The economic recovery from the COVID-19 pandemic saw the return of a decade-long trend in the U.S. labor market — an increase in resignations as a proportion of total employment. This phenomenon, which broke records in late 2021 and has remained at historically high levels, has been dubbed “the Great Resignation.” As unemployment rates remain low and workers readily leave their current jobs for more attractive ones, employers have become increasingly forced to rethink their recruitment strategies.
Many such strategies revolve around allowing workers more flexibility to choose where and when they work, but most companies still expect full-time employees to dedicate five eight-hour days per week to work. One more ambitious proposal that has begun to gain traction is a four-day work week. Two common proposals for four-day work weeks involve either condensing the traditional 40-hour week into four 10-hour days or shifting to a 32-hour week of four eight-hour workdays.
Four-day work weeks have gained support from some labor groups and progressive blocs, but the concept remains rare. Still, about two thirds of Americans would prefer to switch to a four-day work week given the same pay, according to a 2021 poll by YouGov.
Joe O’Connor is a former union organizer and the CEO of 4 Day Week Global, an organization supporting businesses looking to shift to a four-day work week. The organization is currently facilitating pilot programs in the U.S., Canada, the U.K., Ireland, Australia, and New Zealand. According to O’Connor, during these pilots, “employees reported statistically significant changes such as less stress and burnout, better physical and mental health, more satisfaction with their lives and availability of time, and better and more sleep.”
Of the 41 companies in 4 Day Week Global’s U.K. pilot, 86% reported that they would be “likely” or “extremely likely” to consider retaining a four-day work week after the conclusion of the trial, and 95% reported similar or improved productivity. O’Connor also raised the example of British bank Atom, which experienced a 500% increase in job applications after switching to a four-day work week.
Still, only 15% of companies offered the option for at least part of the year in 2019, according to a survey by the Society for Human Resource Management. According to O’Connor, “many people like the concept [of a four-day work week] but argue that it wouldn’t be possible in their organization.”
The Atlanta-based technology firm NCR Corporation has also been experimenting with flexible working arrangements. Their current schedule for most office workers involves work-from-anywhere Mondays, in-person work on Tuesdays through Thursdays, and remote work on Fridays with no meetings scheduled. Patrice Graves, the company’s chief human resources officer, said that the company is “really listening… because we realize that one size doesn’t fit all.” NCR is also piloting a program to allow employees with “good performance” to work fully remotely for two weeks at a time.
Still, Graves said, the company is not currently considering the possibility of fully removing a workday from the calendar to provide employees with a four-day work week.
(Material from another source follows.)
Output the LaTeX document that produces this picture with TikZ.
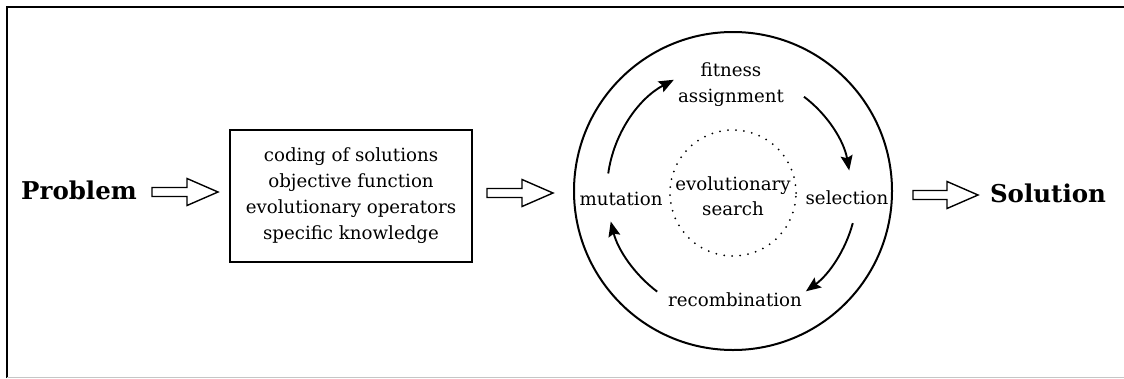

As she put it, “change is hard.”
Graves also explained the company’s decisions as a direct response to economic factors. “Two or three months ago, before the economy started to slow down, employees could say ‘well I don’t want to [be required to work in the office], so I’m just gonna go across the street,’” she said.
Now that the company’s attrition rates have lowered despite the requirement of in-person work three days a week, the company feels that its current policies are working and sees little need to experiment with even more radical changes like a four-day work week.
Dr. Haizheng Li, a professor at Georgia Tech’s School of Economics, cited historical precedent for shortening working hours.
“In some developing countries, they used to have six-day work weeks. And then, of course, because of international… pressure, they moved to five-day work weeks,” he said.
Still, Li expressed skepticism that companies would be able to maintain their productivity under such a shift. In shortening employees’ work weeks, he said, companies will either have to reduce their labor expenses by cutting salaries or firing employees.
“If wages increase [per hour worked] and the productivity doesn’t catch up, then the employer will have to reduce their workforce,” he said. Li said he had not yet seen empirical research on four-day work weeks but pointed to the fact that wages tend to be lower for jobs with five-day weeks than six-day weeks when controlling for all other factors.
In addition to individual companies changing their working hours, some efforts have been attempted by governments. Li pointed to France’s shift to a 35-hour work week in 2000, under which companies are required to pay overtime to employees who work more than 35 hours in a week. Within the U.S., similar proposals have been introduced but gained less traction. Representative Mark Takano (D-CA) introduced the Thirty-Two Hour Workweek Act in 2021, which would have similarly required employers to pay overtime to any employees who worked more than 32 hours in a week. The bill gained 17 cosponsors, all but one of whom were members of the Congressional Progressive Caucus, but did not move out of committee. A similar bill in the California State Legislature also died in 2022.
Despite the lack of Congressional support and a potentially loosening labor market, O’Connor remains optimistic that the four-day work week will catch on.
“It took decades for the five-day week to become the norm after it was first introduced, so we never expected the entire global economy to make the shift to a four-day week all at once,” he said. “As the evidence in favour of a four-day week grows, so too will its popularity.”